To adopt Straughan’s (1982) approach to values education, especially ‘teaching to want to be moral’, which continues the role of exemplification in values education stressed by moral philosophers such as Carr (1993), Phillips (1979) and Ryle (1972). Pedagogues, as role-models, should act morally themselves and exemplify the role of moral agents or portray a moral action charisma. Snook (2003) argues that values education has to be supported but it must be ‘liberated from those who seek to cure the ills by more doses of the medicine which caused them’. As he reminds us, schools ought to practice pluralist democracy, by discussing its values:

There must be a place for the disparity of views which mark a pluralistic society. Current proponents are fond of talking of the values which we all share. More important are the values which divide us; it is conflict, not consensus which marks the values domain: young people in schools should confront these conflicts and learn to handle them rationally and tolerantly (Snook, 2003, p. 6).

Using Straughan’s (1982) approach to values education, namely ‘teaching to want to be moral’, suggests that values education to be meaningful, engaging and authentic must involve more emphasis on critical thinking, and discourse analysis and a deeper and critical understanding of democracy, equality, human rights and social justice for all. There is also a connection between values education and academic achievement. The nexus between values pedagogy and academic performance has been demonstrated in recent research findings in neuroscience.

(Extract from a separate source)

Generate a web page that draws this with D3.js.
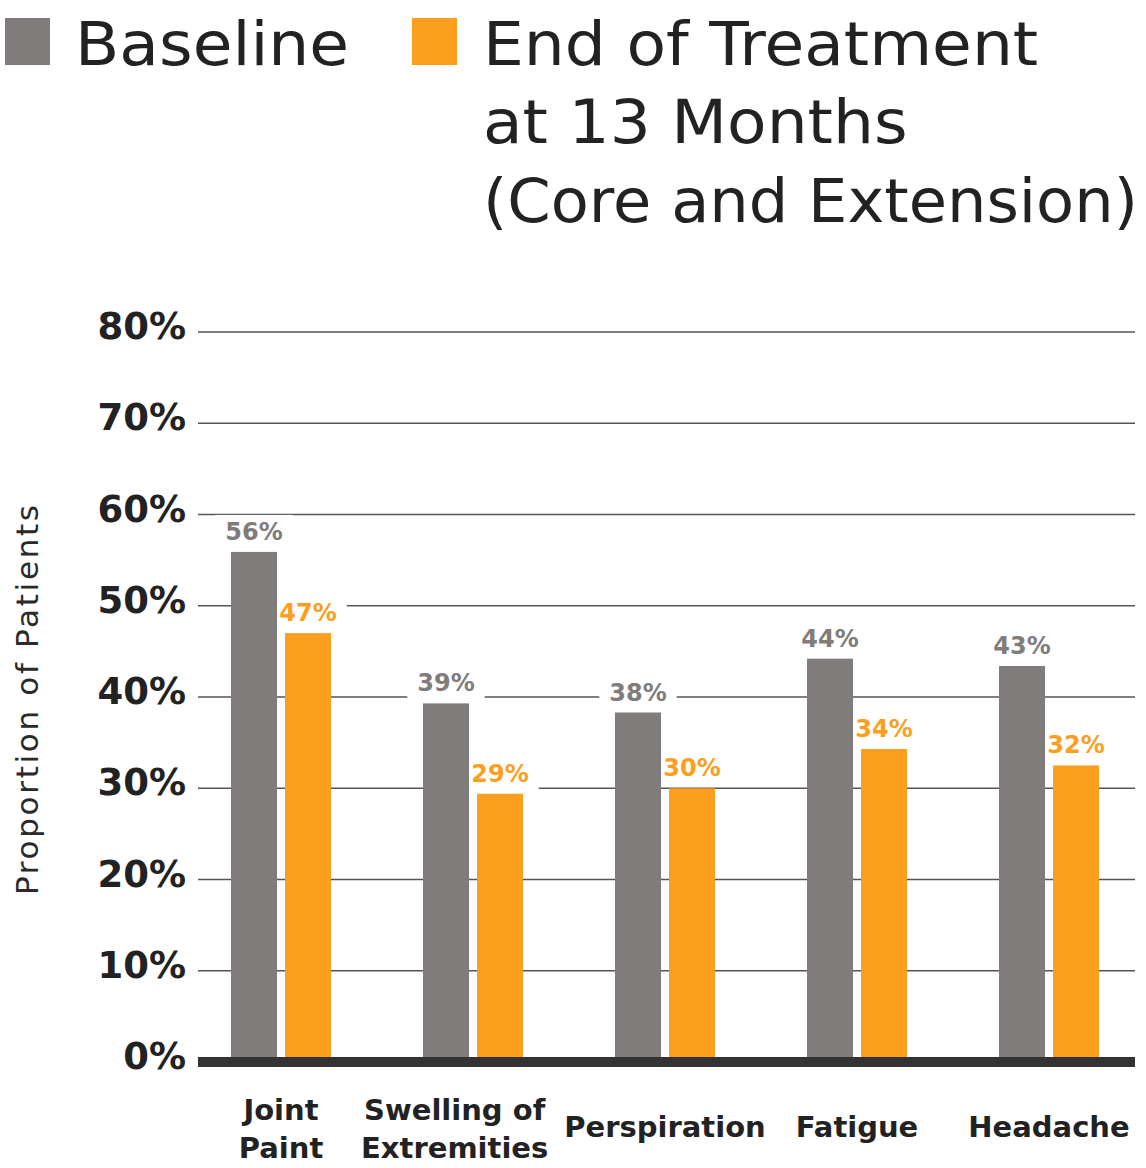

Furthermore, Shor (1992) argued for the nexus between pedagogy, empowerment and democracy. He suggested that the values that guide education should be participatory, affective, emotional, as well as intellectual, problem-posing, situated, multicultural, dialogic, activist, democratic, and ‘desocializing’, thus challenging both existing knowledge, and the experiences that make us what we are.

The above approaches to teaching values education in schools indicate that for values education to be effective, there is a need in teacher education to educate prospective teachers in major models of values education and classroom applications, as discussed above.

Conclusion

As demonstrated above, values education in schools globally play a significant role in promoting democracy and active citizenship education, in effective, dialogical and engaging learning environments. Teaching such core values as democracy, freedom, active citizenship, intercultural understanding, human rights, social justice, and peace, consolidates our ideal of participatory democracy. In schools, both locally and globally, where values education and critical literacy are taught effectively, values should be discussed and critiqued, within the paradigm of cultural diversity, and pluralist democracy, grounded in human rights and social justice discourses. Values education has a potential to affect and change individuals in every sphere: cognitive, social, emotional, moral and educational. Values education in schools ought to represent our quest for the ideal of the morally good society, in order to promote a deeper, meaningful and critical understanding of democracy, equality, human rights and social justice for all. Values education to be meaningful, engaging and authentic in schools globally, must involve a greater sense of active citizenship education, grounded in pluralist democracy discourses.